L’article 17 (ex-article 13) : LE sujet épineux
Rappelons-nous, cet article avait pour objet de réviser la responsabilité des plateformes en cas de diffusion de contenus non autorisée. Une idée louable en principe mais répressive en pratique. Une vague de contestation s’était alors levée notamment de la part des vidéastes car une transposition trop stricte du texte aurait rendu leur profession impraticable en confinant excessivement leur liberté de création. Retrouvez la lettre ouverte réalisée par la Guilde des vidéastes à l’attention de la Ministre de la Culture sur ce sujet :
La question de l’exception : le duel ayant-droit vs. vidéaste
Aussi, contrairement à nos voisins américains, le droit européen ne reconnaît pas l’exception de fair use. Ainsi la place des exceptions prévues à l’article 122-5 du Code de Propriété Intellectuelle a posé question dans la directive « droit d’auteur ». Par essence, une exception est une dérogation au droit général en vigueur. Un.e vidéaste n’a donc jamais « droit » à une exception.

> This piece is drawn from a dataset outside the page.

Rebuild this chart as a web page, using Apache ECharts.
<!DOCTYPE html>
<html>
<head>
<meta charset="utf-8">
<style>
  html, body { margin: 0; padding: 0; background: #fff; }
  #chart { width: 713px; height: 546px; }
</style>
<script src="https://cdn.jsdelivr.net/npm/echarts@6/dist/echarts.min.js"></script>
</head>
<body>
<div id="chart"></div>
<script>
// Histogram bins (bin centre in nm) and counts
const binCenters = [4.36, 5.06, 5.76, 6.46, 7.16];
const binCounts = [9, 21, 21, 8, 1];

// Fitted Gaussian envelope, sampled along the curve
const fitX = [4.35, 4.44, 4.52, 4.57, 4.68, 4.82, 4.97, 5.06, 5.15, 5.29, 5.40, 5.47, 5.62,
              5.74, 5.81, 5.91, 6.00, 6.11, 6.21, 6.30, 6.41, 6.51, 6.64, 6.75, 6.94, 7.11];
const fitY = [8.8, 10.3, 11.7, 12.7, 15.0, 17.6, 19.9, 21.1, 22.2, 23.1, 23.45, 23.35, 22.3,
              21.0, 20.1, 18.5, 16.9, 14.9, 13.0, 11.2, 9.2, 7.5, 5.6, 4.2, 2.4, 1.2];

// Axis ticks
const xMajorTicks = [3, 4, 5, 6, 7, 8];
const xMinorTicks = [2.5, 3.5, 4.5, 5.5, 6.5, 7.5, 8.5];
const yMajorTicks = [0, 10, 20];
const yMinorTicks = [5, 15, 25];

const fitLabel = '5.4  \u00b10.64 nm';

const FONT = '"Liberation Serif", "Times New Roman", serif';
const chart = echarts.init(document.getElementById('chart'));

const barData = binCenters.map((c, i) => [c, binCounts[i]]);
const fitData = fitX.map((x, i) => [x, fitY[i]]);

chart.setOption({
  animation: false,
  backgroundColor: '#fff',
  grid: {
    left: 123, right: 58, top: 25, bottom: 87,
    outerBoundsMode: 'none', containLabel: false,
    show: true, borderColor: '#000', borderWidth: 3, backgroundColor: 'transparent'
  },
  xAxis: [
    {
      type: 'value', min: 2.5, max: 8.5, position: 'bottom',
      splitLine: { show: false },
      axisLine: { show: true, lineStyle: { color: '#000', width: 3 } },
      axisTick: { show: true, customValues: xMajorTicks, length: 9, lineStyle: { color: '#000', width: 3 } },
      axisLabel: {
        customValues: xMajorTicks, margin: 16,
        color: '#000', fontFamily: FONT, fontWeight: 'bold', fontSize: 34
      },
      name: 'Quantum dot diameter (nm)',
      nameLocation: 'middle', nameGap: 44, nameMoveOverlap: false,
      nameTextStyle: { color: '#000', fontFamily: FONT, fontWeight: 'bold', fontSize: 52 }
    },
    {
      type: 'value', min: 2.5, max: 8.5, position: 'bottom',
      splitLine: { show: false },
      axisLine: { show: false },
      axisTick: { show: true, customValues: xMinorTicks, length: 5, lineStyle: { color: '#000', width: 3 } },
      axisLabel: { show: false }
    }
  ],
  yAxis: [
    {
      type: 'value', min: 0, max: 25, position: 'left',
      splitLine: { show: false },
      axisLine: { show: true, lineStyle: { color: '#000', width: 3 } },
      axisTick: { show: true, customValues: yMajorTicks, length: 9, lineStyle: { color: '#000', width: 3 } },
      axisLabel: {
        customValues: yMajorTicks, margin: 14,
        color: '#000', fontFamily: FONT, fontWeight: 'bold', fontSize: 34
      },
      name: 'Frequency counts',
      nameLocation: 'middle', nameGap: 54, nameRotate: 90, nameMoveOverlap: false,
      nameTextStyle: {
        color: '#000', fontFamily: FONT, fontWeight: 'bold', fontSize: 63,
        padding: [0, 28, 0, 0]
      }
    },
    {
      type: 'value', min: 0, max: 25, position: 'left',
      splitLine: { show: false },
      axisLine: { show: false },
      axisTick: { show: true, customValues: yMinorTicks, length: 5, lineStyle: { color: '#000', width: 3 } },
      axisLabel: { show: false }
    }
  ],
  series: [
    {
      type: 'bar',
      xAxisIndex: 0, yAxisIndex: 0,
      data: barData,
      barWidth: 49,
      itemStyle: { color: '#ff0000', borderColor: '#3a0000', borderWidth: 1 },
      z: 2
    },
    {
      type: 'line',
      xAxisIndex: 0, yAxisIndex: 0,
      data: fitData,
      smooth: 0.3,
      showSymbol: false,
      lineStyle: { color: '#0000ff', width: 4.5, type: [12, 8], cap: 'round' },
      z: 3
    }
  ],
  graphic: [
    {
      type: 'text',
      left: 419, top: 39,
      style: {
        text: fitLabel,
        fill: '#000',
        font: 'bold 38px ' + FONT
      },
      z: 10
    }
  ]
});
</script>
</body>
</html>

Toutefois, il faut garder à l’esprit qu’une exception ne concurrence pas le droit d’auteur. Au contraire, en aménageant certaines dispositions, les exceptions renforcent le droit d’auteur en le complétant, et protège ainsi la liberté de création. C’est pour cela qu’il nous paraît important de mettre davantage en lumière la question des usages légitimes et celle des exceptions afin d’apporter une lecture précise du cadre d’usage et ainsi protéger autant les ayants droit que la liberté de création.

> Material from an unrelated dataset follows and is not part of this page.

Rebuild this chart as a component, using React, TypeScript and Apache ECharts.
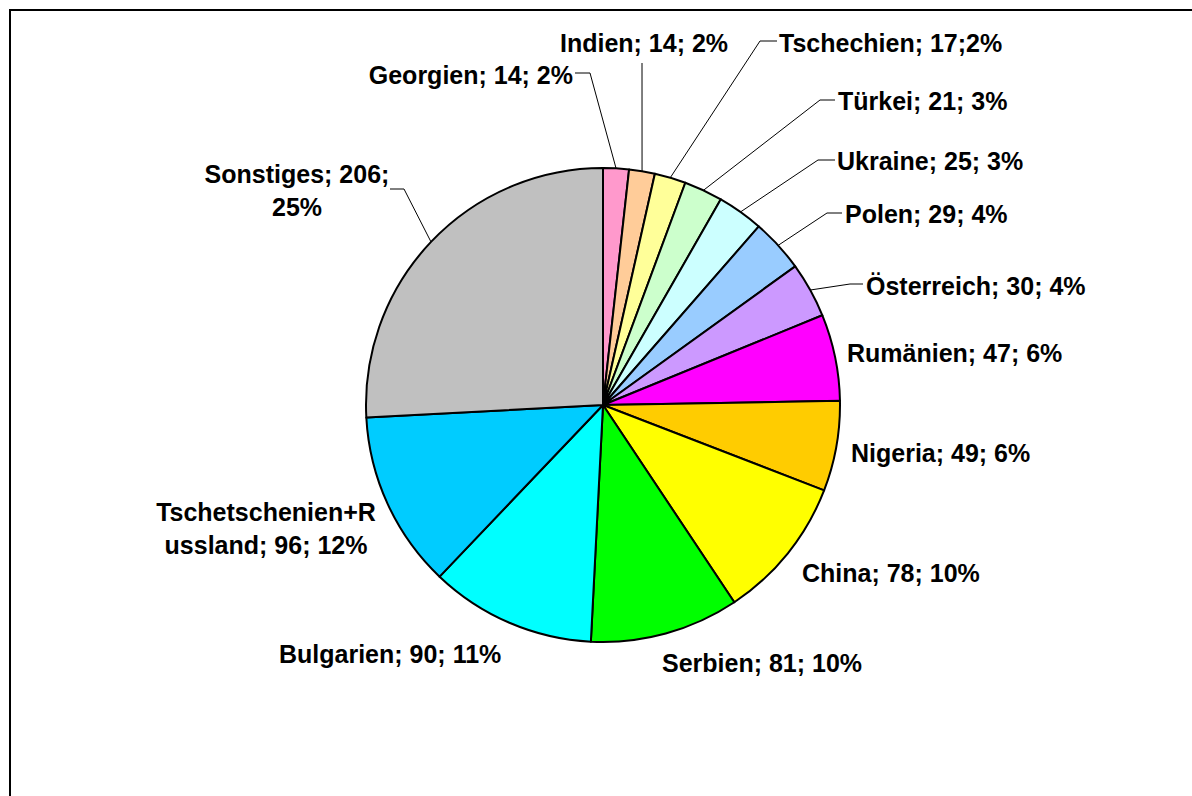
import React, { useEffect, useRef } from "react";
import * as echarts from "echarts";

// ---- data ----
const categories = [
  "Georgien",
  "Indien",
  "Tschechien",
  "Türkei",
  "Ukraine",
  "Polen",
  "Österreich",
  "Rumänien",
  "Nigeria",
  "China",
  "Serbien",
  "Bulgarien",
  "Tschetschenien+Russland",
  "Sonstiges",
];
const values = [14, 14, 17, 21, 25, 29, 30, 47, 49, 78, 81, 90, 96, 206];
const labelTexts = [
  "Georgien; 14; 2%",
  "Indien; 14; 2%",
  "Tschechien; 17;2%",
  "Türkei; 21; 3%",
  "Ukraine; 25; 3%",
  "Polen; 29; 4%",
  "Österreich; 30; 4%",
  "Rumänien; 47; 6%",
  "Nigeria; 49; 6%",
  "China; 78; 10%",
  "Serbien; 81; 10%",
  "Bulgarien; 90; 11%",
  "Tschetschenien+R\nussland; 96; 12%",
  "Sonstiges; 206;\n25%",
];
const colors = [
  "#FF99CC",
  "#FFCC99",
  "#FFFF99",
  "#CCFFCC",
  "#CCFFFF",
  "#99CCFF",
  "#CC99FF",
  "#FF00FF",
  "#FFCC00",
  "#FFFF00",
  "#00FF00",
  "#00FFFF",
  "#00CCFF",
  "#C0C0C0",
];

// ---- layout (label placement, not data) ----
const CX = 603;
const CY = 405;
const R = 237;
type LabelPos = {
  x: number;
  y: number;
  align: "left" | "right" | "center";
  elbow?: [number, number];
  end?: [number, number];
};
const labelPositions: LabelPos[] = [
  { x: 573, y: 75, align: "right", elbow: [590, 73], end: [575, 73] },
  { x: 644, y: 43, align: "center", elbow: [642, 63], end: [642, 63] },
  { x: 779, y: 43, align: "left", elbow: [760, 41], end: [777, 41] },
  { x: 838, y: 101, align: "left", elbow: [820, 100], end: [835, 100] },
  { x: 837, y: 161, align: "left", elbow: [818, 160], end: [835, 160] },
  { x: 845, y: 214, align: "left", elbow: [827, 213], end: [842, 213] },
  { x: 866, y: 286, align: "left", elbow: [850, 284], end: [863, 284] },
  { x: 847, y: 353, align: "left" },
  { x: 851, y: 453, align: "left" },
  { x: 802, y: 573, align: "left" },
  { x: 662, y: 663, align: "left" },
  { x: 279, y: 654, align: "left" },
  { x: 266, y: 528, align: "center" },
  { x: 297, y: 190, align: "center", elbow: [404, 189], end: [390, 189] },
];

function edgePoint(index: number): [number, number] {
  const total = values.reduce((a, b) => a + b, 0);
  let acc = 0;
  for (let i = 0; i < index; i++) acc += values[i];
  const mid = ((acc + values[index] / 2) / total) * Math.PI * 2;
  return [CX + R * Math.sin(mid), CY - R * Math.cos(mid)];
}

export default function App() {
  const ref = useRef<HTMLDivElement>(null);
  useEffect(() => {
    if (!ref.current) return;
    const chart = echarts.init(ref.current, undefined, { renderer: "svg" });
    const data = categories.map((name, i) => ({
      name,
      value: values[i],
      itemStyle: { color: colors[i] },
      labelLine: { show: !!labelPositions[i].elbow },
    }));
    chart.setOption({
      animation: false,
      backgroundColor: "#FFFFFF",
      graphic: [
        {
          type: "rect",
          shape: { x: 10, y: 10, width: 1300, height: 900 },
          style: { fill: "none", stroke: "#000000", lineWidth: 2 },
          silent: true,
          z: 0,
        },
      ],
      series: [
        {
          type: "pie",
          center: [CX, CY],
          radius: R,
          startAngle: 90,
          clockwise: true,
          avoidLabelOverlap: false,
          itemStyle: { borderColor: "#000000", borderWidth: 2 },
          emphasis: { disabled: true },
          label: {
            show: true,
            position: "outside",
            formatter: (p: any) => labelTexts[p.dataIndex],
            fontFamily: "'Liberation Sans', Arial, sans-serif",
            fontWeight: "bold",
            fontSize: 25,
            lineHeight: 33,
            color: "#000000",
          },
          labelLine: {
            lineStyle: { color: "#000000", width: 1 },
          },
          labelLayout: (params: any) => {
            const i = params.dataIndex;
            const lp = labelPositions[i];
            const out: any = {
              x: lp.x,
              y: lp.y,
              align: lp.align,
              verticalAlign: "middle",
            };
            if (lp.elbow && lp.end) {
              out.labelLinePoints = [edgePoint(i), lp.elbow, lp.end];
            }
            return out;
          },
          data,
        },
      ],
    });
    return () => chart.dispose();
  }, []);
  return (
    <div
      ref={ref}
      style={{ position: "absolute", left: 0, top: 0, width: 1192, height: 796 }}
    />
  );
}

L’importance du rôle de tiers arbitre
Il est en conséquence essentiel de concevoir cette transposition comme une opportunité d’équilibrer les règles du jeu mais aussi de préciser le rôle et les responsabilités de chacun.e.s.
Cet équilibre ne pourra finalement être atteint qu’en consacrant l’importance d’un tiers arbitre. En effet, au-delà de la phase précontentieuse, la plateforme qui héberge les contenus potentiellement litigieux ne devrait pas prendre part au litige pour des raisons évidentes de conflit d’intérêt.
Il semblerait que la Hadopi puisse remplir ce rôle, à voir comment ses obligations et devoirs s’articuleront pour garantir aux utilisateurs des plateformes la saisine rapide d’un tiers arbitre compétent. Enfin, les moyens mis en œuvre pour assurer une telle fonction devront être surveillés car on ne peut plus insuffisants pour le moment.
La transposition de ce fameux article 17 devrait se faire dans cet esprit harmonieux en espérant enfin arriver un régime juridique équitable et équilibré, conforme au droit d’auteur à la française.